What it Means to be a Muse.
Marketing. The word itself holds a lot of meaning. It encompasses so much; from advertising, public relations, and event planning to branding and design, and the list goes on. It seems like every day there are new avenues to reach people. Many business owners know they should be doing it, but what exactly is it?
While the practice of marketing is nothing new, today’s world is unlike any we have seen before. Cue the flashback music and journey back with us to the ad man that we advertising types look up to and the inspiration of why many of us got into this business: David Ogilvy. If you don’t know him, you should, and we encourage you to Google away. To us marketing types, he is to advertising what Shakespeare is to literature or Da Vinci is to art. You could say, he’s our Muse.

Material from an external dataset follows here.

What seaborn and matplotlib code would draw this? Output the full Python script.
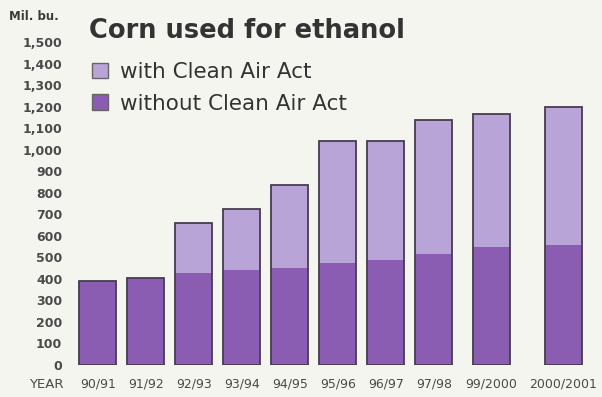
import pandas as pd
import seaborn as sns
import matplotlib.pyplot as plt
from matplotlib.patches import Patch

# data (million bushels)
years = ['90/91', '91/92', '92/93', '93/94', '94/95', '95/96', '96/97', '97/98', '99/2000', '2000/2001']
with_caa = [390, 405, 660, 725, 835, 1040, 1040, 1140, 1165, 1200]
without_caa = [390, 405, 425, 440, 450, 473, 488, 515, 548, 558]

# layout: slot for each bar (98/99 is missing, so the last gaps are wider)
slot = [0, 1, 2, 3, 4, 5, 6, 7, 8.2, 9.7]

df = pd.DataFrame({'year': years, 'slot': slot, 'with': with_caa, 'without': without_caa})

light = '#b9a4d8'
dark = '#8a5cb2'
edge = '#463c4e'
bg = '#f5f5f0'

sns.set_style('white')
plt.rcParams['font.family'] = ['DejaVu Sans']

fig = plt.figure(figsize=(6.02, 3.97), dpi=100, facecolor=bg)
ax = fig.add_axes([72 / 602, 32 / 397, 528 / 602, 323 / 397])
ax.set_facecolor(bg)

sns.barplot(data=df, x='slot', y='with', native_scale=True, color=light,
            width=0.77, edgecolor='none', saturation=1, ax=ax)
sns.barplot(data=df, x='slot', y='without', native_scale=True, color=dark,
            width=0.77, edgecolor='none', saturation=1, ax=ax)
sns.barplot(data=df, x='slot', y='with', native_scale=True, fill=False,
            width=0.77, edgecolor=edge, linewidth=1.3, ax=ax)

ax.set_xlim(-0.54, 10.46)
ax.set_ylim(0, 1500)
ax.set_yticks(range(0, 1501, 100))
ax.set_yticklabels([f'{v:,}' for v in range(0, 1501, 100)], fontsize=9,
                   fontweight='bold', color='#4a4a4a')
ax.set_xticks(slot)
ax.set_xticklabels(years, fontsize=9, color='#4a4a4a')
ax.tick_params(axis='y', length=0, pad=7)
ax.tick_params(axis='x', length=0, pad=9)
ax.set_xlabel('')
ax.set_ylabel('')
sns.despine(ax=ax, left=True, bottom=True)

fig.text(9 / 602, 1 - 17 / 397, 'Mil. bu.', fontsize=8.5, fontweight='bold',
         color='#3a3a3a', va='center')
fig.text(29 / 602, 1 - 385 / 397, 'YEAR', fontsize=9.5, color='#4a4a4a', va='center')
fig.text(89 / 602, 1 - 31 / 397, 'Corn used for ethanol', fontsize=18.5,
         fontweight='bold', color='#333333', va='center')

handles = [Patch(facecolor=light, edgecolor='#666666', label='with Clean Air Act'),
           Patch(facecolor=dark, edgecolor='#666666', label='without Clean Air Act')]
fig.legend(handles=handles, loc='upper left', bbox_to_anchor=(92 / 602, 1 - 62 / 397),
           frameon=False, fontsize=15.5, handlelength=0.75, handleheight=0.75,
           handletextpad=0.55, labelspacing=0.55, borderaxespad=0, borderpad=0,
           labelcolor='#333333')

fig.savefig('out.png', dpi=100, facecolor=bg)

Back in Ogilvy’s day, in the 1960s, there were “ad men” who seemed to have it all. Two-martini lunches were a real thing. Never-before-seen creative ideas. Gorgeous secretaries. Impressive ad buys in the four-medium world that made reaching your target audience a much more straightforward task than it is today. The advertising world was sexy, exciting, elite and creative. It was, in comparison to today, simple. But it was our foundation.
Fast forward to 2016 and you might have the occasional after-hours two-martini celebration parties for incredible earned media that we worked weeks to achieve. Today’s marketers have even more daring creative ideas and so many media outlets that one almost doesn’t know where to begin, with all clients requesting measurable results. It’s not just branding anymore. And these days, the pretty girls aren’t held to being secretaries. We run the agencies and our ideas are respected. As the now-extinct cigarette ad would proclaim, You’ve Come A Long Way, Baby.
What is remarkable about marketing today is it seems that just about everybody knows a marketing “expert” of some level or another. Your Uncle Al has a Facebook page with hundreds of friends and the picture he posted of his prime steak on the grill earned him 33 “Likes”. That’s 33, people! While that is pretty impressive, would you take social media advice for your business from Uncle Al? His friends and family do seem to love his grilled steak image. But how do you go from dozens of friends and family liking your steak photo to hundreds of fickle fans seeing what your business posted, caring about what you’ve posted, let alone engaging with or sharing your post? What about creating something that goes viral? This is the essence of marketing, or in this case social media marketing. And why you should never take advice from Uncle Al. We hate to break it to you, but Uncle Al is no marketing expert, even if he is one heck of a grill master. We on the other hand… well, we are marketing and social media gurus.
If you think marketing has changed a lot since Ogilvy’s day, the past 10 years have witnessed an increase in the speed of gained knowledge from the previous 40 years combined. From the emergence of social media and the advent of digital radio to the fading out of the mighty newspaper and Nielsen families being a thing of the past, we have stayed right on top of these trends. You could say, we get it.
We get that while homage needs to be paid to the marketers of the past, we can take the ideas of marketers gone by and bring them into today’s complicated marketing world. That’s where we come in. We still enjoy a good martini, we just sip with one hand while we create incredible results for our clients with the other.
And now… back to our Mad Men episode.